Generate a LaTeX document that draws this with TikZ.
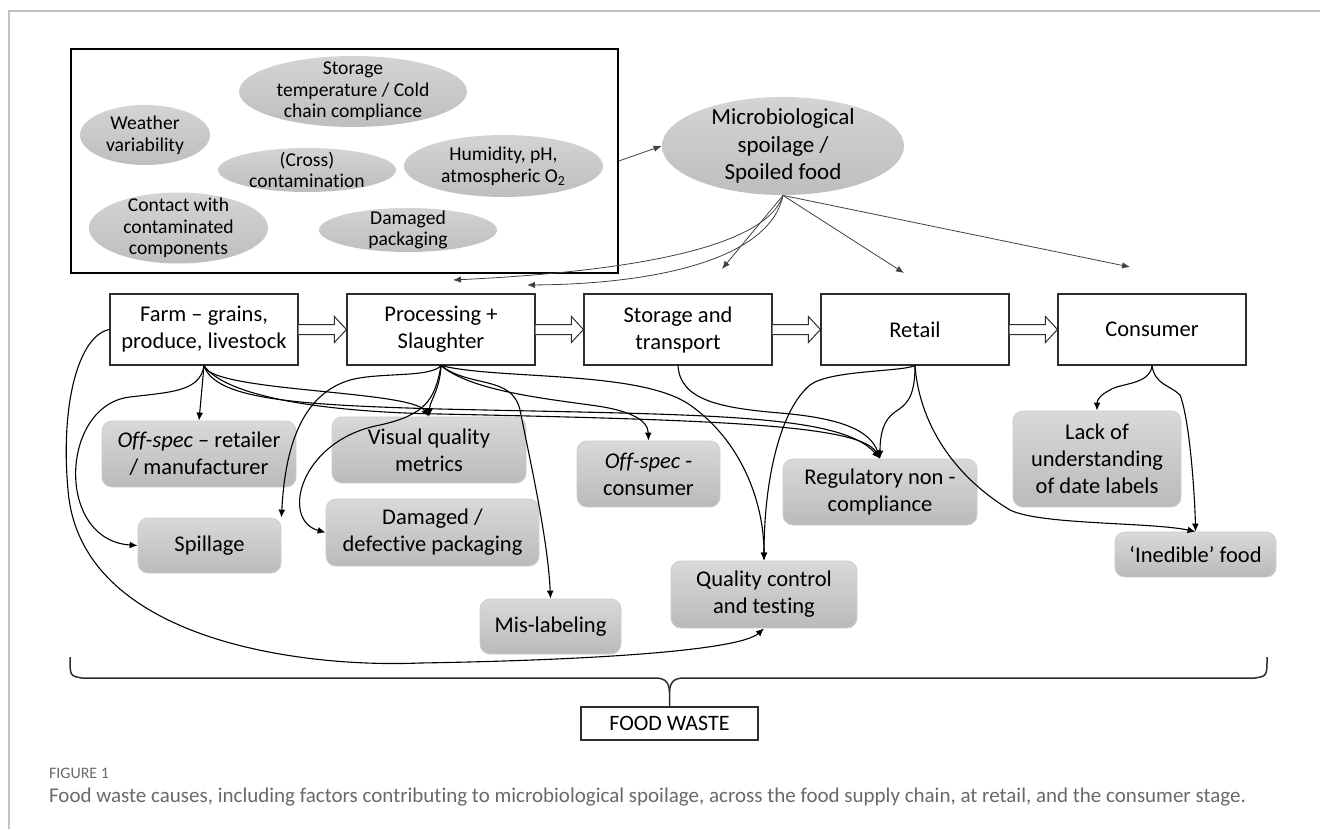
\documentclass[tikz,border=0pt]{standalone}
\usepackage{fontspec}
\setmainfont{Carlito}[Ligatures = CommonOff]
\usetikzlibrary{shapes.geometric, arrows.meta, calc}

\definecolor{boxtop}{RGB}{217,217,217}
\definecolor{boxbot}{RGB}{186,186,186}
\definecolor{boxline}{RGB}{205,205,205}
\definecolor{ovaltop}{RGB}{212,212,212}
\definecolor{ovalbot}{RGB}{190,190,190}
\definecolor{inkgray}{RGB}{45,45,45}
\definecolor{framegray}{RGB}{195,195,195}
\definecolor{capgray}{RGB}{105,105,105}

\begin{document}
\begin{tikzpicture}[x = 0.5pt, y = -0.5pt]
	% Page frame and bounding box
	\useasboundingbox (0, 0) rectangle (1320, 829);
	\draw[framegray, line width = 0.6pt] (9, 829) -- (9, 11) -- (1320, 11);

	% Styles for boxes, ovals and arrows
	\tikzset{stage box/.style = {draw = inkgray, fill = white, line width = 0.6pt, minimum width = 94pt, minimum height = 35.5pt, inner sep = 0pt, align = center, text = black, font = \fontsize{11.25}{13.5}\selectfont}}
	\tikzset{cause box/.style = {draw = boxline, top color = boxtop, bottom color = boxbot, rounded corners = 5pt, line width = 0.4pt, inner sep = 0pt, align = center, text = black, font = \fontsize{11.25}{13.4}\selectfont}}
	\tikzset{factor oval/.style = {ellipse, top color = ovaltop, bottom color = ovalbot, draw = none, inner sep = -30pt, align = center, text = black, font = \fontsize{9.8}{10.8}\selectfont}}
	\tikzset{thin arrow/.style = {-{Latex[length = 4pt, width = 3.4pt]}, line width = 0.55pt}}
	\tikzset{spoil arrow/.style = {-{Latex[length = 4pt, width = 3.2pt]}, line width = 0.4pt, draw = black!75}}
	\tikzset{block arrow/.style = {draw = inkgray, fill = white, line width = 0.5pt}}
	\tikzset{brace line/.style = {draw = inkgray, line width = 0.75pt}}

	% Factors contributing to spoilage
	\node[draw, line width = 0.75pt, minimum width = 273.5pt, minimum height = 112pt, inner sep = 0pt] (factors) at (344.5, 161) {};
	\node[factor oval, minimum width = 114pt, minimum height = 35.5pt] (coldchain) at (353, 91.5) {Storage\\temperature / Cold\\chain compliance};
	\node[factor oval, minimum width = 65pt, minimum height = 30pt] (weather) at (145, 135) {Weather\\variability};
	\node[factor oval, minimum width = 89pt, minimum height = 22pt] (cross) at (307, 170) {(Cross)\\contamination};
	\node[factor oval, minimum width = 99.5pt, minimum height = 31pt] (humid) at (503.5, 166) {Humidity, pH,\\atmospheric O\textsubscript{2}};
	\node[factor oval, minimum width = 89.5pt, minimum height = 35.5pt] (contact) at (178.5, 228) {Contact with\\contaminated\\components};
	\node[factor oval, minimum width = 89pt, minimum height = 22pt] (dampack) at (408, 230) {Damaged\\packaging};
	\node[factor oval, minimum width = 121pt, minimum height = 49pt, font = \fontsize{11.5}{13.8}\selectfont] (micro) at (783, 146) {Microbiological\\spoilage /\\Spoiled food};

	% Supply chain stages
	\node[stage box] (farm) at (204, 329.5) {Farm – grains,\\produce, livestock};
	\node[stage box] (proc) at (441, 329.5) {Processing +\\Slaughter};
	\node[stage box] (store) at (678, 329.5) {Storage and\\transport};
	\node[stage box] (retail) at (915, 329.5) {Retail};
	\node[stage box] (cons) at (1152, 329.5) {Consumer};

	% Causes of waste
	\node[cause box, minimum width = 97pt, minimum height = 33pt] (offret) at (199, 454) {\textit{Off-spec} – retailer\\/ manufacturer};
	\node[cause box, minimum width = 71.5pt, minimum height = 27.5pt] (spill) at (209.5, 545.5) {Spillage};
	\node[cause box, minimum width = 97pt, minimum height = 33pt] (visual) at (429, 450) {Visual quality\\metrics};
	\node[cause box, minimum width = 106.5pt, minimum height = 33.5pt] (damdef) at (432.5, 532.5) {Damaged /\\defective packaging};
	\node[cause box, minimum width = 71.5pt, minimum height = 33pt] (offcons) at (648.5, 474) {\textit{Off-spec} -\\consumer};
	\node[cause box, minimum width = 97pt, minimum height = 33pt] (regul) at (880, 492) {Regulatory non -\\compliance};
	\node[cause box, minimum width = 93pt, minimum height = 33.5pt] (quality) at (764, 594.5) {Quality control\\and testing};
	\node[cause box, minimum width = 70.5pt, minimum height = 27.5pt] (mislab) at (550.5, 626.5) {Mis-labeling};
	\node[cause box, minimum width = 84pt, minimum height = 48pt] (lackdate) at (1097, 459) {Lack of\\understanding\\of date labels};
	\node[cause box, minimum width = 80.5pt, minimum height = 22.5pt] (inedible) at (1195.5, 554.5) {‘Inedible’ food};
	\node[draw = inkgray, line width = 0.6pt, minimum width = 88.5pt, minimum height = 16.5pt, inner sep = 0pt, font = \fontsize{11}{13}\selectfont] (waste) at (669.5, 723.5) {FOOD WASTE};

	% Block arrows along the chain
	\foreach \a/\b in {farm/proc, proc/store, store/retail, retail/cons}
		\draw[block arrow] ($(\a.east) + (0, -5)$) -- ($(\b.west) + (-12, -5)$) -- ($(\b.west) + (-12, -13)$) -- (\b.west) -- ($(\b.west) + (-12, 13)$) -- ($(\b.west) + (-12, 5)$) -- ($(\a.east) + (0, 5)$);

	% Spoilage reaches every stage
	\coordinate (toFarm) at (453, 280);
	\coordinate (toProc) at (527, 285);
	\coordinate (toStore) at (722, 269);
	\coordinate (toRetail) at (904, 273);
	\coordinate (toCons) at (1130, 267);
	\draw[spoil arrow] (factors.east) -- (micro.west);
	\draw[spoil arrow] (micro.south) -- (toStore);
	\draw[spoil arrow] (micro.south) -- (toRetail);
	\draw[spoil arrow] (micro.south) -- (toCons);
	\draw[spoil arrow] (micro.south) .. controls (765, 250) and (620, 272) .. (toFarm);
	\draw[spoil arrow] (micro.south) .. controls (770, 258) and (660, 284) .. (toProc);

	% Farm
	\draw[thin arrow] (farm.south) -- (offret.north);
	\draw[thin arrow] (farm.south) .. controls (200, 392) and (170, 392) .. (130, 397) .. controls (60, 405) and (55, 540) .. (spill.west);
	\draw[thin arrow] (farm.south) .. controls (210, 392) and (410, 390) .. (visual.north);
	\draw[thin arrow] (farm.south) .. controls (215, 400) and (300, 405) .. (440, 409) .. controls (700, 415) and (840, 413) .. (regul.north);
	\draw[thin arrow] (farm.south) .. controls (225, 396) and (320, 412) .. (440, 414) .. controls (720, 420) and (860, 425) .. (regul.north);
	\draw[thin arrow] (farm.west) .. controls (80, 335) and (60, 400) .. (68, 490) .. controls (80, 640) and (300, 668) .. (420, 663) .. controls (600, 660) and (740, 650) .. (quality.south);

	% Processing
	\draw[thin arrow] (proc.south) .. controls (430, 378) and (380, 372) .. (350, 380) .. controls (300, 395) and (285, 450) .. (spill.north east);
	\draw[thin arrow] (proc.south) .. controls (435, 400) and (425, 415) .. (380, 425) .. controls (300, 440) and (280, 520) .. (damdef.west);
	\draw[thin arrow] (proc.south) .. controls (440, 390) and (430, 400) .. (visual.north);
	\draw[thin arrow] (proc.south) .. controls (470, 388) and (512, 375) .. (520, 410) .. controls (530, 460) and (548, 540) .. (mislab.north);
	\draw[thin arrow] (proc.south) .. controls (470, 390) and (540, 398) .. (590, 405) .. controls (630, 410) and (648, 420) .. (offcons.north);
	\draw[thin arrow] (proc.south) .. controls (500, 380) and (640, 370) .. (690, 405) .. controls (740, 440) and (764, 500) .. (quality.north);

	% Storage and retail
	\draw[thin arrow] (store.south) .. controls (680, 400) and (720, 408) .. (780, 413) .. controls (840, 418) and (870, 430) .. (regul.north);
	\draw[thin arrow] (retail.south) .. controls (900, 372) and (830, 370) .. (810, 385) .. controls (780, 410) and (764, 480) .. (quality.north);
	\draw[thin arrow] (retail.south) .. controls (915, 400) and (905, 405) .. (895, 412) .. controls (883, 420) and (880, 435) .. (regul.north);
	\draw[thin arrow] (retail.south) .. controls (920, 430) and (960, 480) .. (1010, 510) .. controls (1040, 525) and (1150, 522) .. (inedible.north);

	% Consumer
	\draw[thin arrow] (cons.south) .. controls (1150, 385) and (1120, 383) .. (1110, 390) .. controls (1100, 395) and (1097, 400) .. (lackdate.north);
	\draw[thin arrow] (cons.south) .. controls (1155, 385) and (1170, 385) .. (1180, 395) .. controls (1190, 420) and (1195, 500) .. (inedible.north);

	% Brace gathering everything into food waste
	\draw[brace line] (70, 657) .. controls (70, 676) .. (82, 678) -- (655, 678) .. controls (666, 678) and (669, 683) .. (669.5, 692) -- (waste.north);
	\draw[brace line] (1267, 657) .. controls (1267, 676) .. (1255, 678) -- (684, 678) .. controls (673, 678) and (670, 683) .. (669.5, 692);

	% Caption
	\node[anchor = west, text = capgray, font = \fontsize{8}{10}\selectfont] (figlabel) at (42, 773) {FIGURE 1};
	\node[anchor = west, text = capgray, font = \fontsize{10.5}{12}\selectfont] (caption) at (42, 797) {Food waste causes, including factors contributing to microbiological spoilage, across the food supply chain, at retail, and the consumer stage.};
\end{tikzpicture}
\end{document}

..............................

:: What is expected ::
Only the lines from the top of the data through the line with "-- (1320, 11);" should be quoted, exactly and with both ends kept; skip the pictures.

:: Solution to the exercise ::
Generate a LaTeX document that draws this with TikZ.
\documentclass[tikz,border=0pt]{standalone}
\usepackage{fontspec}
\setmainfont{Carlito}[Ligatures = CommonOff]
\usetikzlibrary{shapes.geometric, arrows.meta, calc}

\definecolor{boxtop}{RGB}{217,217,217}
\definecolor{boxbot}{RGB}{186,186,186}
\definecolor{boxline}{RGB}{205,205,205}
\definecolor{ovaltop}{RGB}{212,212,212}
\definecolor{ovalbot}{RGB}{190,190,190}
\definecolor{inkgray}{RGB}{45,45,45}
\definecolor{framegray}{RGB}{195,195,195}
\definecolor{capgray}{RGB}{105,105,105}

\begin{document}
\begin{tikzpicture}[x = 0.5pt, y = -0.5pt]
	% Page frame and bounding box
	\useasboundingbox (0, 0) rectangle (1320, 829);
	\draw[framegray, line width = 0.6pt] (9, 829) -- (9, 11) -- (1320, 11);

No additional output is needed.